If the index climbs to 4475 points, the upside scenario would become a primary
one.
Crude
market is suffering high volatility with a rapid change of technical patterns.
Appealingly, Brent crude prices would remain in the area of $79.0-84.0 per
barrel if new factors would not appear to break this area.
Gold prices
seem to be in equilibrium around $1750 per troy ounce with the Mid-term target
at $1700 per ounce.

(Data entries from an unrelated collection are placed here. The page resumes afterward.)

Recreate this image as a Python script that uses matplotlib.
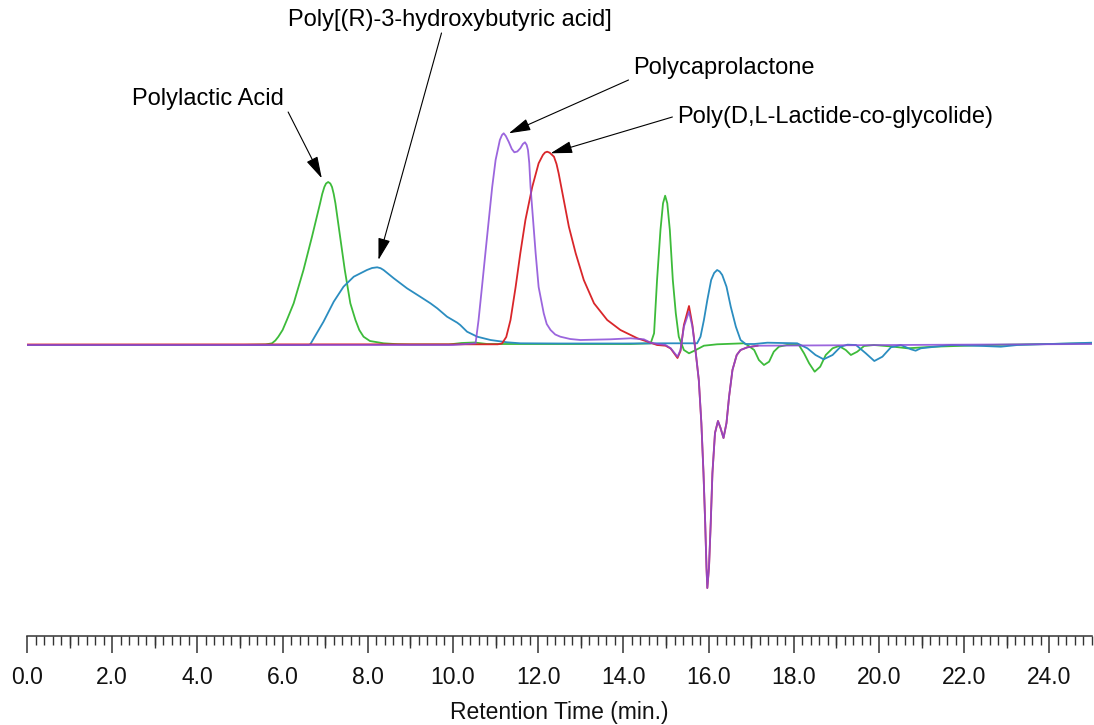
import matplotlib
matplotlib.use("Agg")
import matplotlib.pyplot as plt
import numpy as np
from matplotlib.ticker import MultipleLocator, FormatStrFormatter

plt.rcParams['font.family'] = ['Liberation Sans', 'DejaVu Sans']

# ---------------- data ----------------
# Polylactic Acid (green)
pla_t = [0, 5.0, 5.6, 5.75, 5.83, 5.90, 6.0, 6.10, 6.26, 6.49, 6.69, 6.88, 6.93, 6.98, 7.02,
         7.07, 7.12, 7.16, 7.20, 7.24, 7.35, 7.46, 7.59, 7.71, 7.80, 7.90, 8.05, 8.37, 8.7,
         9.0, 9.9, 10.2, 10.5, 10.8, 12.0, 14.17,
         14.64, 14.72, 14.79, 14.87, 14.93, 14.98, 15.03, 15.09, 15.16, 15.23, 15.30, 15.42,
         15.54, 15.70, 15.89, 16.2, 16.83, 16.91, 17.07, 17.18, 17.30, 17.42, 17.53, 17.65,
         17.84, 18.12, 18.24, 18.36, 18.49, 18.62, 18.75, 18.91, 19.06, 19.22, 19.34, 19.49,
         19.65, 19.88, 20.3, 20.67, 21.29, 22.55, 25.0]
pla_h = [0, 0, 0.5, 1.7, 4.5, 8.3, 15, 25, 41.7, 75, 108.3, 141.7, 151, 158, 161.5,
         163, 161.5, 158, 151, 141.7, 108.3, 75, 41.7, 25, 15, 8.3, 4, 1.7, 0.8,
         0.5, 0.5, 2, 2.5, 1, 1, 1,
         1.7, 11.7, 65, 115, 141.7, 149.3, 141.7, 115, 65, 31.7, 8.3, -5,
         -8.3, -5, -0.7, 0.7, 1.7, 0, -5, -15, -20, -16.7, -6.7, -1.7,
         0, 0, -8.3, -18.3, -26.7, -21.7, -10, -3.3, -1, -5, -10, -6.7,
         -1, 0, -1.5, -3.3, -1.7, 0, 1.7]

# Poly[(R)-3-hydroxybutyric acid] (blue)
phb_t = [0, 6.0, 6.61, 6.65, 6.96, 7.20, 7.43, 7.67, 7.98, 8.10, 8.22, 8.30, 8.37, 8.61,
         8.92, 9.23, 9.47, 9.63, 9.86, 10.10, 10.17, 10.33, 10.57, 10.88, 11.27, 11.58,
         12.5, 14.0, 15.0, 15.73, 15.81, 15.89, 15.97, 16.06, 16.13, 16.20, 16.26, 16.32,
         16.42, 16.52, 16.64, 16.75, 16.87, 17.07, 17.38, 18.08, 18.32, 18.51, 18.70, 18.91,
         19.10, 19.26, 19.46, 19.69, 19.89, 20.08, 20.28, 20.51, 20.75, 20.86, 20.98, 21.69,
         22.46, 22.86, 23.25, 25.0]
phb_h = [0, 0, 0, 0.7, 23.3, 43.3, 58.3, 68.3, 75, 77, 77.7, 76.8, 75, 66.7,
         56.7, 48.3, 41.7, 36.7, 28.3, 22.3, 20, 13.3, 8.3, 5, 2.7, 1.7,
         1.5, 1.5, 1.7, 1.7, 8.3, 25, 45, 65, 72, 75, 73.5, 70,
         58.3, 38.3, 18.3, 5, 1, 1, 2.3, 1.7, -3.3, -10, -14.3, -10,
         -1.7, 0.3, 0, -8.3, -16, -11.7, -2.3, 0, -4.3, -5.7, -3.3, 0,
         -1, -1.7, 0, 2.3]

# Polycaprolactone (purple)
pcl_t = [0, 10.0, 10.53, 10.60, 10.68, 10.76, 10.84, 10.92, 11.00, 11.10, 11.15, 11.19,
         11.24, 11.31, 11.38, 11.44, 11.51, 11.58, 11.64, 11.69, 11.73, 11.76, 11.79, 11.82,
         11.88, 11.94, 12.01, 12.13, 12.20, 12.29, 12.40, 12.52, 12.75, 12.99,
         13.70, 14.17, 14.48, 14.64, 14.79, 14.99, 15.11, 15.27, 15.34, 15.42, 15.54, 15.62,
         15.70, 15.77, 15.83, 15.88, 15.92, 15.95, 15.97, 16.01, 16.05, 16.09, 16.15, 16.22,
         16.28, 16.35, 16.42, 16.48, 16.56, 16.66, 16.75, 16.91, 17.15, 25.0]
pcl_h = [0, 0, 1.7, 25, 58, 91.7, 125, 158, 185, 205, 210, 211.7,
         209, 203, 196, 192.7, 193.5, 196.7, 201, 202.7, 200, 195, 182, 158,
         125, 91.7, 58, 31.7, 21, 15, 10.5, 8.3, 6, 5,
         5.7, 6.7, 5.7, 2.3, 1, 0, -3.3, -11.7, -5, 18.3, 33.3, 18.3,
         -8.3, -35, -78, -128, -178, -222, -243, -222, -178, -128, -88, -76,
         -83, -93, -78, -52, -25, -10, -5, -2.3, -0.7, 1]

# Poly(D,L-Lactide-co-glycolide) (red)
plga_t = [0, 11.05, 11.15, 11.25, 11.35, 11.47, 11.58, 11.70, 11.86, 12.01, 12.11, 12.16,
          12.21, 12.27, 12.37, 12.43, 12.48, 12.60, 12.72, 12.88, 13.07, 13.31, 13.62, 13.93,
          14.33, 14.64, 14.79, 14.99,
          15.11, 15.27, 15.34, 15.42, 15.54, 15.62, 15.70, 15.77, 15.83, 15.88, 15.92, 15.95,
          15.97, 16.01, 16.05, 16.09, 16.15, 16.22, 16.28, 16.35, 16.42, 16.48, 16.56, 16.66,
          16.75, 16.91, 17.15]
plga_h = [0.5, 0.7, 1.5, 8, 25, 58, 91.7, 125, 158, 181.7, 190, 192.5,
          193.3, 192.3, 188.3, 181, 171.7, 145, 118.3, 91.7, 65, 41.7, 25, 15,
          6.7, 2.3, 0, -0.7,
          -3.5, -13, -6, 20, 39, 20, -8.3, -35, -78, -128, -178, -222,
          -243, -222, -178, -128, -88, -76, -83, -93, -78, -52, -25, -10,
          -5, -2.3, -0.7]

labels = ['Polylactic Acid', 'Poly[(R)-3-hydroxybutyric acid]',
          'Polycaprolactone', 'Poly(D,L-Lactide-co-glycolide)']

# ---------------- figure ----------------
W, H = 1094, 725
fig = plt.figure(figsize=(W / 100, H / 100), dpi=100)
ax = fig.add_axes([27 / W, 89 / H, 1065 / W, (H - 5 - 89) / H])

lw = 1.3
ax.plot(pla_t, pla_h, color='#3dbb3a', lw=lw, zorder=2, solid_joinstyle='round')
ax.plot(phb_t, phb_h, color='#2b8dc0', lw=lw, zorder=3, solid_joinstyle='round')
ax.plot(plga_t, plga_h, color='#d9262a', lw=lw, zorder=4, solid_joinstyle='round')
ax.plot(pcl_t, pcl_h, color='#8a4bd8', lw=lw, alpha=0.85, zorder=5, solid_joinstyle='round')

ax.set_xlim(0, 25)
ax.set_ylim(-291, 340)

for s in ['top', 'right', 'left']:
    ax.spines[s].set_visible(False)
ax.spines['bottom'].set_linewidth(1.1)
ax.spines['bottom'].set_color('#333333')
ax.set_yticks([])

ax.xaxis.set_major_locator(MultipleLocator(2.0))
ax.xaxis.set_minor_locator(MultipleLocator(0.2))
ax.xaxis.set_major_formatter(FormatStrFormatter('%.1f'))
ax.tick_params(axis='x', which='major', direction='out', length=12.5, width=1.1,
               color='#333333', labelsize=16.5, pad=9, labelcolor='#111111')
ax.tick_params(axis='x', which='minor', direction='out', length=6.5, width=1.0,
               color='#333333')

sec = ax.secondary_xaxis('bottom')
sec.set_xticks(np.arange(1, 25, 2))
sec.tick_params(axis='x', direction='out', length=8.8, width=1.0, color='#333333',
                labelbottom=False)
sec.spines['bottom'].set_visible(False)

ax.set_xlabel('Retention Time (min.)', fontsize=16.5, labelpad=9, color='#111111')

# ---------------- annotations ----------------
fs = 17
ax.text(4.25, 246, labels[0], ha='center', va='center', fontsize=fs)
ax.text(9.92, 325, labels[1], ha='center', va='center', fontsize=fs)
ax.text(14.22, 277, labels[2], ha='left', va='center', fontsize=fs)
ax.text(15.25, 228, labels[3], ha='left', va='center', fontsize=fs)

arrow_kw = dict(arrowstyle='-|>,head_length=0.9,head_width=0.25', color='black',
                lw=0.8, shrinkA=0, shrinkB=0, mutation_scale=15)
ax.annotate('', xy=(6.92, 166.7), xytext=(6.13, 233), arrowprops=arrow_kw)
ax.annotate('', xy=(8.25, 85), xytext=(9.73, 312), arrowprops=arrow_kw)
ax.annotate('', xy=(11.31, 211.7), xytext=(14.12, 265), arrowprops=arrow_kw)
ax.annotate('', xy=(12.29, 191.7), xytext=(15.15, 228), arrowprops=arrow_kw)

fig.savefig('out.png', dpi=100)
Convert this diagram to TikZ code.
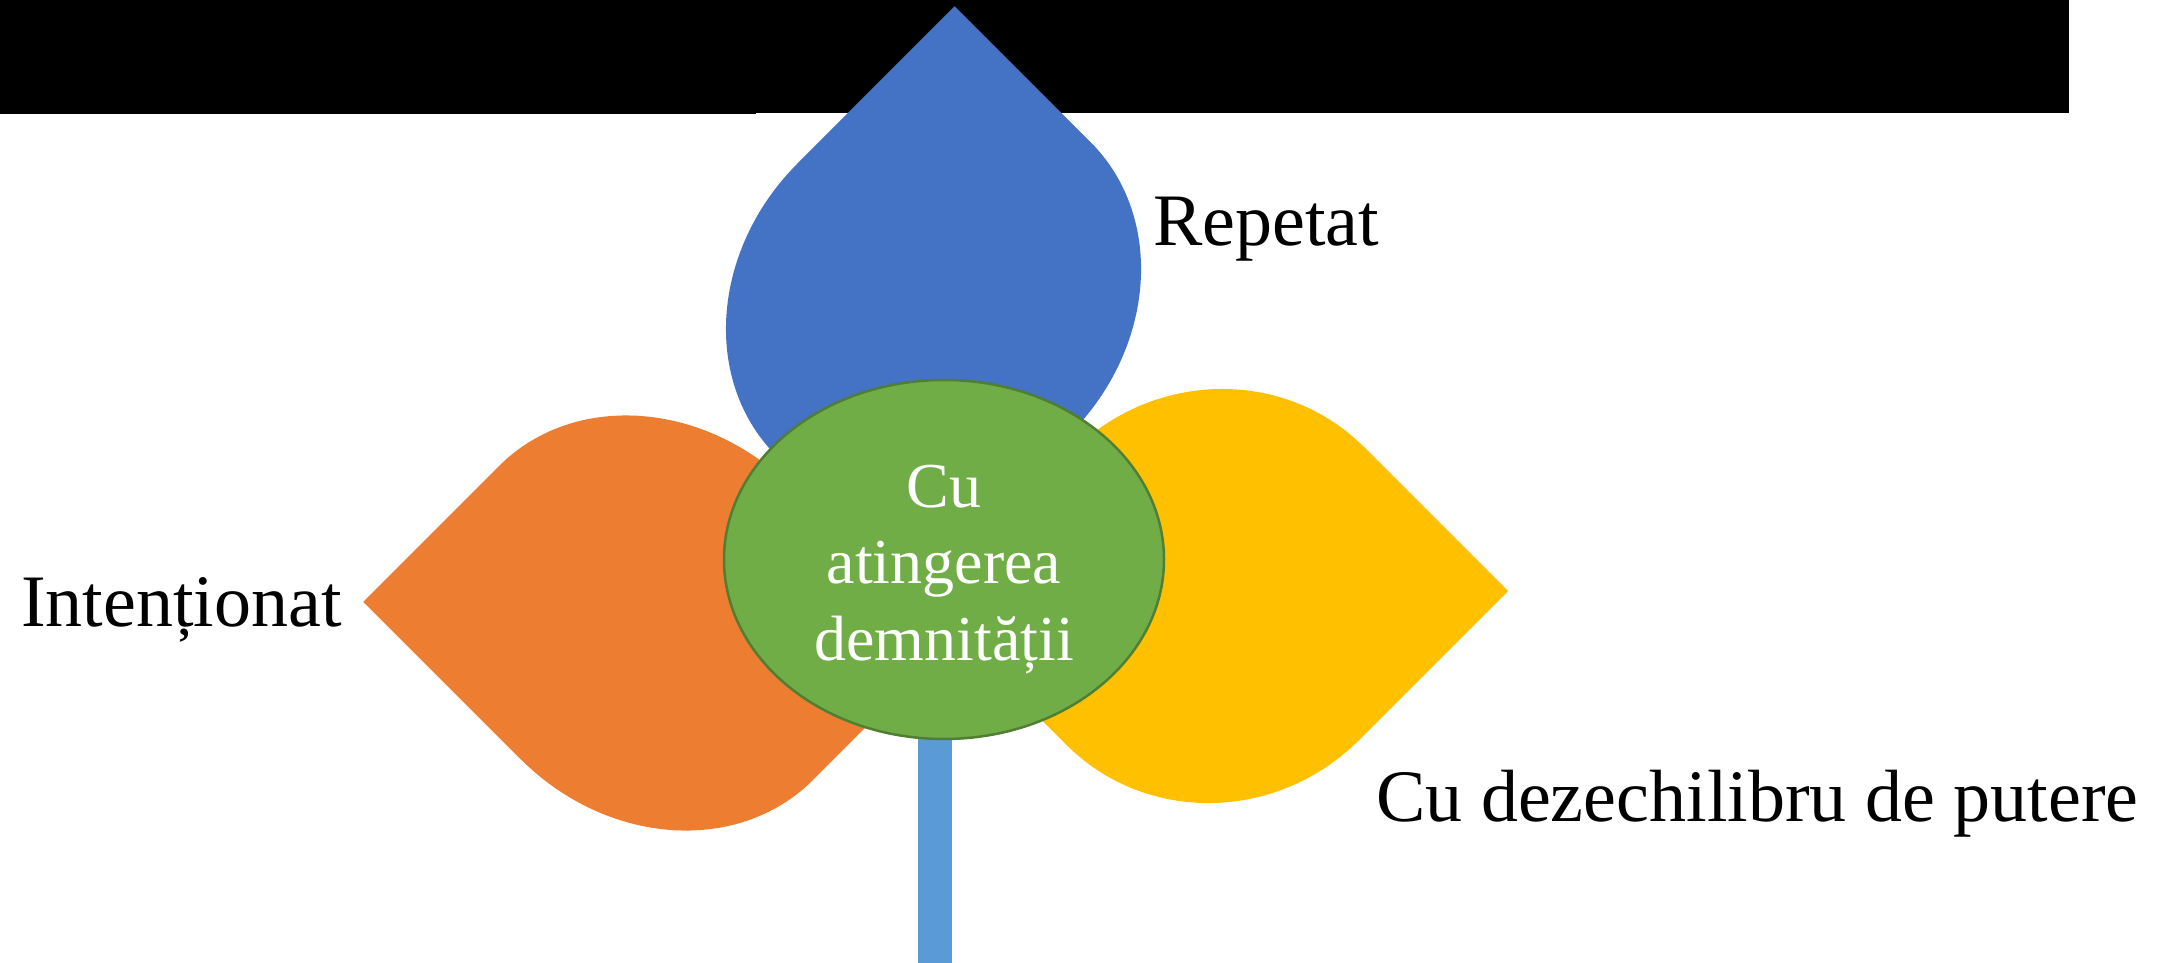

However, depending on incoming labour data on Friday, gold
prices may test the $1770-1800 area in case of a weak report.
The FX
market has a more complex picture as the EURUSD is close to the lowest weekly
support level at 1.14800-1.15000, where the pair may reverse to the 1.15700.
But if the pair remains below this level it may be further pressured towards the
1.14800-1.15000 area.
The GBDUSD
is much more univocal as it is “charged” for the rise towards 1.37000-1.38000.